The exercise
Quote every line as written. Omit pictures.

Recorded data
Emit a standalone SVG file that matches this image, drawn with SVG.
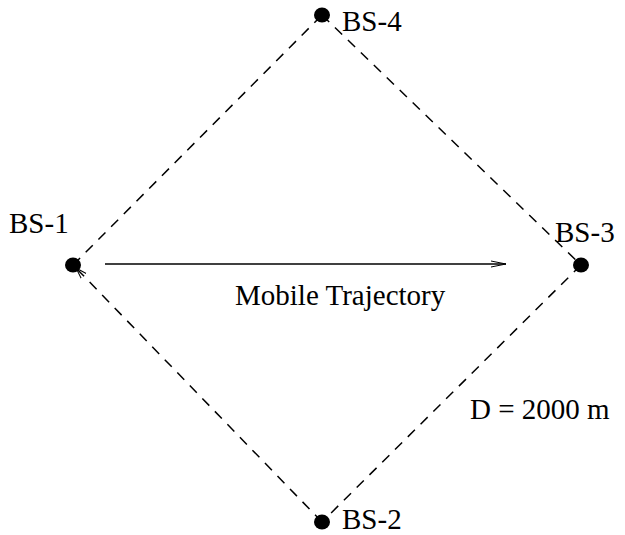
<svg xmlns="http://www.w3.org/2000/svg" width="625" height="535" viewBox="0 0 625 535">
<style>
.t{font-family:"Liberation Serif",serif;font-size:29px;fill:#000}
.d{stroke:#000;stroke-width:1.5;stroke-dasharray:10 8;fill:none}
.n{fill:#000}
</style>
<defs>
<marker id="ah" markerWidth="16" markerHeight="10" refX="15" refY="5" orient="auto" markerUnits="userSpaceOnUse">
<path d="M0,2 L15,5 L0,8" fill="none" stroke="#000" stroke-width="1"/>
</marker>
<marker id="ah2" markerWidth="12" markerHeight="10" refX="11" refY="5" orient="auto" markerUnits="userSpaceOnUse">
<path d="M0,1.5 L11,5 L0,8.5" fill="none" stroke="#000" stroke-width="1"/>
</marker>
</defs>
<rect width="625" height="535" fill="#fff"/>
<g id="connectors">
<line class="d" x1="73" y1="265" x2="322" y2="15"/>
<line class="d" x1="322" y1="15" x2="581" y2="265"/>
<line class="d" x1="581" y1="265" x2="322" y2="522"/>
<line class="d" x1="322" y1="522" x2="76" y2="268" marker-end="url(#ah2)"/>
<line x1="105" y1="264" x2="506" y2="264" stroke="#000" stroke-width="1.5" marker-end="url(#ah)"/>
</g>
<g id="bs1"><ellipse class="n" cx="73" cy="265" rx="8" ry="7.5"/><text class="t" x="9" y="233">BS-1</text></g>
<g id="bs2"><ellipse class="n" cx="322" cy="522" rx="8" ry="7.5"/><text class="t" x="342" y="529">BS-2</text></g>
<g id="bs3"><ellipse class="n" cx="581" cy="265" rx="8" ry="7.5"/><text class="t" x="555" y="242">BS-3</text></g>
<g id="bs4"><ellipse class="n" cx="322" cy="15" rx="8" ry="7.5"/><text class="t" x="342" y="31">BS-4</text></g>
<text class="t" x="235" y="305">Mobile Trajectory</text>
<text class="t" x="470" y="419">D = 2000 m</text>
</svg>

Complete output
Emit a standalone SVG file that matches this image, drawn with SVG.
<svg xmlns="http://www.w3.org/2000/svg" width="625" height="535" viewBox="0 0 625 535">
<style>
.t{font-family:"Liberation Serif",serif;font-size:29px;fill:#000}
.d{stroke:#000;stroke-width:1.5;stroke-dasharray:10 8;fill:none}
.n{fill:#000}
</style>
<defs>
<marker id="ah" markerWidth="16" markerHeight="10" refX="15" refY="5" orient="auto" markerUnits="userSpaceOnUse">
<path d="M0,2 L15,5 L0,8" fill="none" stroke="#000" stroke-width="1"/>
</marker>
<marker id="ah2" markerWidth="12" markerHeight="10" refX="11" refY="5" orient="auto" markerUnits="userSpaceOnUse">
<path d="M0,1.5 L11,5 L0,8.5" fill="none" stroke="#000" stroke-width="1"/>
</marker>
</defs>
<rect width="625" height="535" fill="#fff"/>
<g id="connectors">
<line class="d" x1="73" y1="265" x2="322" y2="15"/>
<line class="d" x1="322" y1="15" x2="581" y2="265"/>
<line class="d" x1="581" y1="265" x2="322" y2="522"/>
<line class="d" x1="322" y1="522" x2="76" y2="268" marker-end="url(#ah2)"/>
<line x1="105" y1="264" x2="506" y2="264" stroke="#000" stroke-width="1.5" marker-end="url(#ah)"/>
</g>
<g id="bs1"><ellipse class="n" cx="73" cy="265" rx="8" ry="7.5"/><text class="t" x="9" y="233">BS-1</text></g>
<g id="bs2"><ellipse class="n" cx="322" cy="522" rx="8" ry="7.5"/><text class="t" x="342" y="529">BS-2</text></g>
<g id="bs3"><ellipse class="n" cx="581" cy="265" rx="8" ry="7.5"/><text class="t" x="555" y="242">BS-3</text></g>
<g id="bs4"><ellipse class="n" cx="322" cy="15" rx="8" ry="7.5"/><text class="t" x="342" y="31">BS-4</text></g>
<text class="t" x="235" y="305">Mobile Trajectory</text>
<text class="t" x="470" y="419">D = 2000 m</text>
</svg>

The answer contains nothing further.